Dozens report possible livestock abuse at rodeo animal rescue property


BASTROP COUNTY (KXAN) —  Dozens of viewers reached out to KXAN Sunday regarding what they call a severe case of animal cruelty in Bastrop County.

KXAN received numerous reports, many of which stemmed from a particular social media post about a sick and malnourished horse that appeared to be on the brink of death. The person posting on Facebook Sunday said she climbed into the pasture and gave the horse a bowl of water, but the owner of the property chased her off. She also claims that she returned later to find that the horse had stopped breathing.

The horse was seen in a fenced pasture off Highway 969 behind a Lowes hardware store. A dispatcher for the Bastrop County Sheriff’s Office told KXAN Sunday that they had received several calls about the well-being of the horses in the pasture. 

Bastrop County Sheriff Maurice Cook told KXAN the owner of the property runs a rodeo animal rescue which has existed for some time. Cook said while his agency had received complaints about how animals on the property were being treated before, this was the first complaint they’d received in the more than a year in which he’s served as sheriff. 

“It’s something we don’t take lightly,” Cook said. He said his investigators checked on the property Sunday and they will go over their findings later this week. 

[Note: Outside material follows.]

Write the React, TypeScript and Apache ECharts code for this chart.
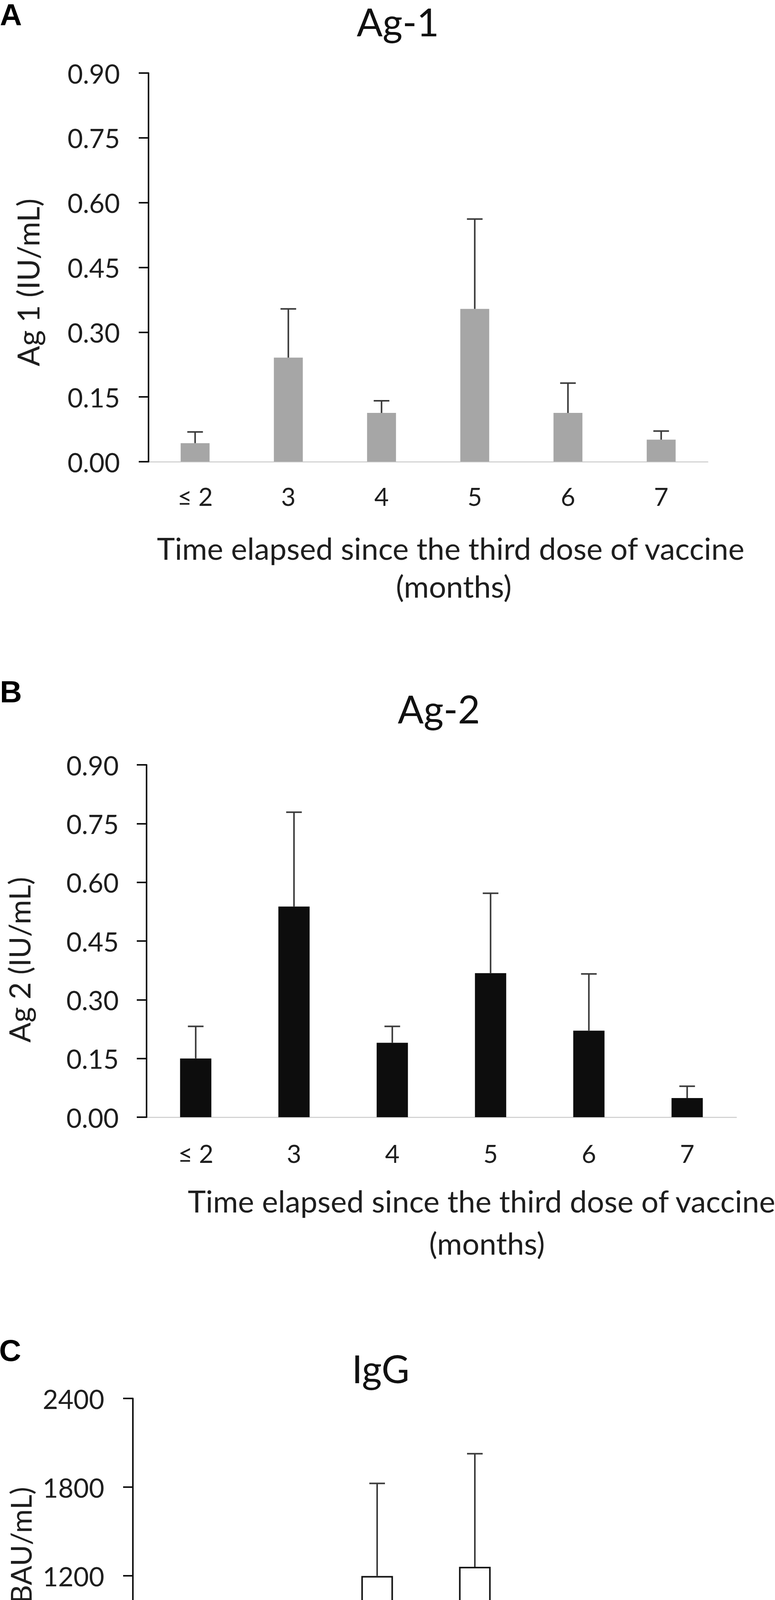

On Saturday afternoon, Bastrop resident Cheri Rey was driving past the property and stopped out of concern for the same horse. 

“I saw something white laying there and as I passed it I realized what it was and I thought it was dead,” Rey said. She made a noise at the horse and realized it was alive, so she called Bastrop police and waited until they arrived. The police told her they were in touch with the property owner about her concerns. 

“But whether it was an old horse or he was just sick, he had been there for a while and couldn’t move,” Rey said. “I don’t know if he was injured and couldn’t get up, he attempted to several times, [he had] no muscle structure to get up.” 

The next day Rey saw the social media post with close-up photos of the horse. 

The sheriff explained that some rescued horses die on the property of natural causes. However, Rey, who considers herself a “horse person,” said she doesn’t think that is what happened here.

“The horse was beyond the point of just living out its life. It was malnutrition, malnourished,” she said. 

Rey hopes that the sheriff’s office investigates this thoroughly, particularly because there had been previous complaints about this property. She acknowledges that deputies can’t be everywhere in the county at once, but feels this is an issue they should prioritize. 

“I just hope they look at it and really look seriously at some of these forgotten places,” Rey said referring to the ranches and pastures in more rural parts of the county. 

If the sheriff’s office does find evidence of animal abuse, the case will go to the district attorney’s office. 

KXAN went by to talk with the property owner for this story but found a locked gate and a no-trespassing sign there.